L’image de Swiss a également souffert au cours des deux dernières années. De toute façon, vous volez sous un faux drapeau: Swiss est une compagnie aérienne allemande appartenant au groupe Lufthansa, camouflée par une croix suisse sur son aileron arrière.
Swiss est chez elle à l’aéroport de Zurich-Kloten. Nous payons des impôts ici, et plus de 80% de nos collaborateurs ont la nationalité suisse. Notre mission est de relier la Suisse au monde. Nous jouons également un rôle important dans la chaîne logistique. Tout cela est lié à la Suisse, et non à la Lufthansa en Allemagne. Nous sommes fiers de faire partie d’un groupe aéronautique fort comme le Lufthansa Group. Cela apporte de grands avantages. Il n’y a presque plus de compagnies aériennes qui réussissent toutes seules.
Où se prennent les décisions pour Swiss: ici à Zurich ou au siège de Lufthansa à Francfort?
En principe, c’est nous qui décidons en Suisse. Nous avons un conseil d’administration ici à Zurich qui approuve ces décisions. Bien entendu, nous informons aussi le groupe Lufthansa. Et bien sûr, Francfort aurait le dernier mot si quelque chose ne leur convenait pas. Mais depuis que je suis à la tête de Swiss, cela n’est jamais arrivé.
Swiss veut être une compagnie aérienne haut de gamme. Elle n’a pas répondu à cette exigence au cours des deux dernières années et demie, n’est-ce pas?
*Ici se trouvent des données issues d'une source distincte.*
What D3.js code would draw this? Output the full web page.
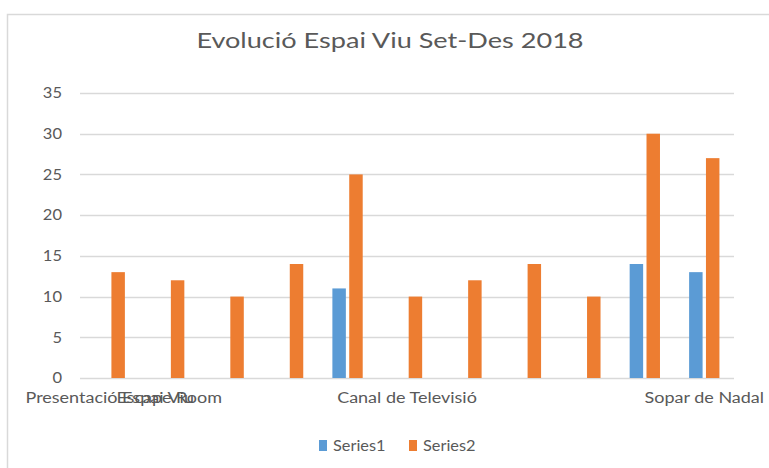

Depuis la pandémie de Covid-19, nous ne sommes pas encore arrivés exactement là où nous souhaitions aller. Mais aujourd’hui, nous sommes plus «premium» qu’il y a un an. Nous avions alors des problèmes avec notre service clients, les temps d’attente étaient tout simplement trop longs. Aujourd’hui, nous avons fait d’énormes progrès. Le délai de réponse est désormais de 90 secondes en moyenne. Et pour l’année prochaine, nous prévoyons une grande offensive en matière de service et de qualité.
C’est-à-dire?
Nous allons continuer à investir des milliards dans notre flotte. Au cours des prochaines années, nous allons faire voler 17 nouveaux Airbus A320neo pour remplacer les anciennes générations – ce sont des avions ultramodernes. Ensuite, nous étendrons notre gamme Premium Economy, déjà disponible sur tous les Boeing 777, à nos autres avions long-courriers Airbus A340. En classe affaires, nous continuerons à proposer tous les trois mois de nouveaux menus élaborés par de grands chefs suisses. Et dans la cabine, le service sera encore amélioré grâce à 1800 hôtesses et stewards supplémentaires.
A propos de vols long-courriers, les affaires reprennent-elles?
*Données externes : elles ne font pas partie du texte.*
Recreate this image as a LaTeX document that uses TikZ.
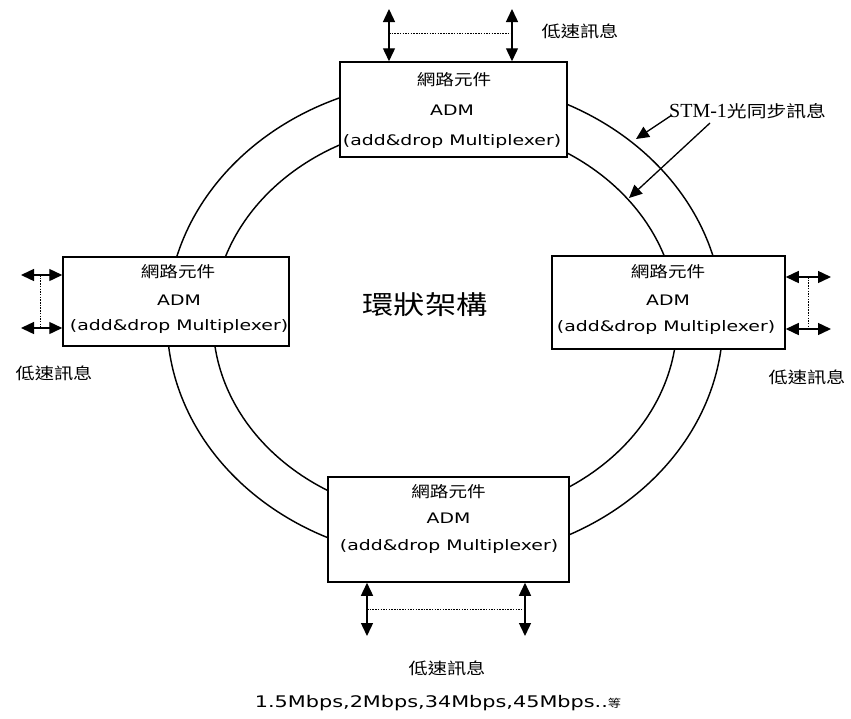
\documentclass[tikz,border=0pt]{standalone}
\usepackage{fontspec}
\setmainfont{Liberation Serif}
\newfontfamily\comic[FakeStretch=1.3]{DejaVu Sans}
\newfontfamily\cjkw[FakeStretch=1.2]{Noto Sans CJK TC}
\usetikzlibrary{arrows.meta}
\begin{document}
\begin{tikzpicture}[x=1pt,y=-1pt,
  ring/.style={line width=1.45pt},
  admbox/.style={draw, line width=1.5pt, fill=white, rectangle, inner sep=0pt},
  tipx/.tip={Triangle[length=13pt,width=12pt]},
  dbl/.style={line width=1.4pt, tipx-tipx},
  single/.style={line width=1.3pt, -tipx},
  dots/.style={line width=0.9pt, dash pattern=on 1.5pt off 1.2pt},
  cjkbox/.style={font={\fontsize{15.5pt}{17pt}\selectfont\cjkw}, inner sep=0pt},
  latbox/.style={font={\fontsize{14.5pt}{17pt}\selectfont\comic}, inner sep=0pt},
  cjklbl/.style={font={\fontsize{16pt}{18pt}\selectfont\cjkw}, inner sep=0pt},
]
\useasboundingbox (0,0) rectangle (851,718);
% ring
\draw[ring] (445,320) ellipse [x radius=278pt, y radius=240pt];
\draw[ring] (445,320.5) ellipse [x radius=232pt, y radius=197pt];

% boxes
\node[admbox, minimum width=227pt, minimum height=95pt] (top) at (453.5,109.5) {};
\node[admbox, minimum width=226pt, minimum height=89pt] (left) at (176,301.5) {};
\node[admbox, minimum width=233pt, minimum height=93pt] (right) at (668.5,302.5) {};
\node[admbox, minimum width=241pt, minimum height=105pt] (bot) at (448.5,529.5) {};

% box texts
\node[cjkbox] (t1) at (454,80) {網路元件};
\node[latbox] (t2) at (452,110) {ADM};
\node[latbox] (t3) at (452,141) {(add\&drop Multiplexer)};
\node[cjkbox] (l1) at (178,272) {網路元件};
\node[latbox] (l2) at (179,300) {ADM};
\node[latbox] (l3) at (179,326) {(add\&drop Multiplexer)};
\node[cjkbox] (r1) at (668,272) {網路元件};
\node[latbox] (r2) at (668,300) {ADM};
\node[latbox] (r3) at (666,327) {(add\&drop Multiplexer)};
\node[cjkbox] (b1) at (448.5,492) {網路元件};
\node[latbox] (b2) at (448.5,518) {ADM};
\node[latbox] (b3) at (449,546) {(add\&drop Multiplexer)};

% top low-speed arrows
\coordinate (ta) at (389,9);
\coordinate (tb) at (512,9);
\draw[dbl] (ta) -- (ta |- top.north);
\draw[dbl] (tb) -- (tb |- top.north);
\coordinate (tda) at (389,33);
\coordinate (tdb) at (512,33);
\draw[dots] (tda) -- (tdb);
\node[cjklbl] (tl) at (580,31) {低速訊息};

% left low-speed arrows
\coordinate (la) at (21,275);
\coordinate (lb) at (21,328);
\draw[dbl] (la) -- (la -| left.west);
\draw[dbl] (lb) -- (lb -| left.west);
\coordinate (lda) at (40,275);
\coordinate (ldb) at (40,328);
\draw[dots] (lda) -- (ldb);
\node[cjklbl] (ll) at (54,373) {低速訊息};

% right low-speed arrows
\coordinate (ra) at (831,277);
\coordinate (rb) at (831,329);
\draw[dbl] (ra -| right.east) -- (ra);
\draw[dbl] (rb -| right.east) -- (rb);
\coordinate (rda) at (808,277);
\coordinate (rdb) at (808,329);
\draw[dots] (rda) -- (rdb);
\node[cjklbl] (rl) at (807,377) {低速訊息};

% bottom low-speed arrows
\coordinate (ba) at (367,636);
\coordinate (bb) at (525,636);
\draw[dbl] (ba |- bot.south) -- (ba);
\draw[dbl] (bb |- bot.south) -- (bb);
\coordinate (bda) at (367,609);
\coordinate (bdb) at (525,609);
\draw[dots] (bda) -- (bdb);
\node[cjklbl] (bl) at (447,668) {低速訊息};
\node[inner sep=0pt] (rates) at (438,703) {{\fontsize{16pt}{18pt}\selectfont\comic 1.5Mbps,2Mbps,34Mbps,45Mbps..}{\fontsize{11pt}{12pt}\selectfont\cjkw 等}};

% STM-1 label and arrows
\node[inner sep=0pt, anchor=west] (stm) at (669,111) {{\fontsize{20pt}{21pt}\selectfont STM-1}{\fontsize{16.5pt}{18pt}\selectfont\cjkw 光同步訊息}};
\coordinate (s1) at (672,115);
\coordinate (s1e) at (636,139);
\coordinate (s2) at (710,123);
\coordinate (s2e) at (629,198);
\draw[single] (s1) -- (s1e);
\draw[single] (s2) -- (s2e);

% centre title
\node[inner sep=0pt, font={\fontsize{26pt}{28pt}\selectfont\cjkw}] (title) at (425,305) {環狀架構};
\end{tikzpicture}
\end{document}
En grande partie. La demande pour aller aux Etats-Unis est élevée. En ce qui concerne les vols outre-Atlantique, les affaires reprennent extraordinairement bien. Mais l’Asie s’ouvre lentement. La Chine m’inquiète. Il est difficile de dire quand les choses redémarreront vraiment. Nous estimons une reprise à l’été 2023, mais nous devons nous laisser surprendre.
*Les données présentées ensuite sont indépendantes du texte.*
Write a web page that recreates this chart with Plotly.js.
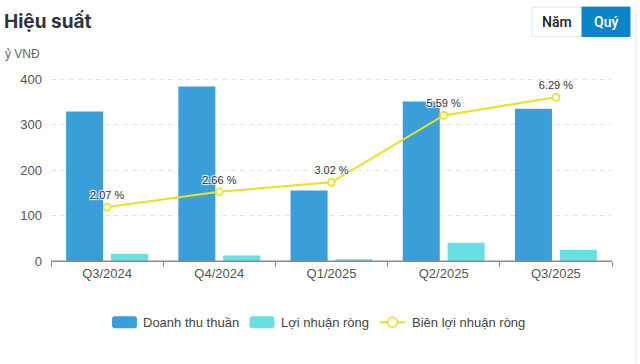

Prendre l’avion est devenu légèrement plus cher en 2022. Les prix des billets d’avion vont-ils continuer d’augmenter?
Le marché est très dynamique. Mais je m’attends à ce que les billets d’avion deviennent plus chers à moyen et long terme. D’une part, parce que nous, Swiss, investissons beaucoup d’argent dans notre nouvelle flotte. D’autre part, parce que nous voulons voler de manière toujours plus durable. Nous investirons beaucoup d’argent à cet effet d’ici 2030 – par exemple pour nous fournir en carburant durable. Cela coûte très cher. Nous assumons une partie des coûts supplémentaires en tant qu’entreprise, et nous essaierons de répercuter l’autre partie sur les clients. Mais en fin de compte, les prix seront définis par le marché.
Vous êtes optimiste pour les années à venir. Vous avez l’air à l’aise en temps de crise. La situation semble s’améliorer, allez-vous donc bientôt prendre votre envol?
Ce n’est pas parce que j’ai vécu de nombreuses crises que je n’apprécie pas les périodes plus calmes (rires). Je ne veux pas seulement faire partie du redressement de la compagnie, je veux aussi faire partie de sa success story.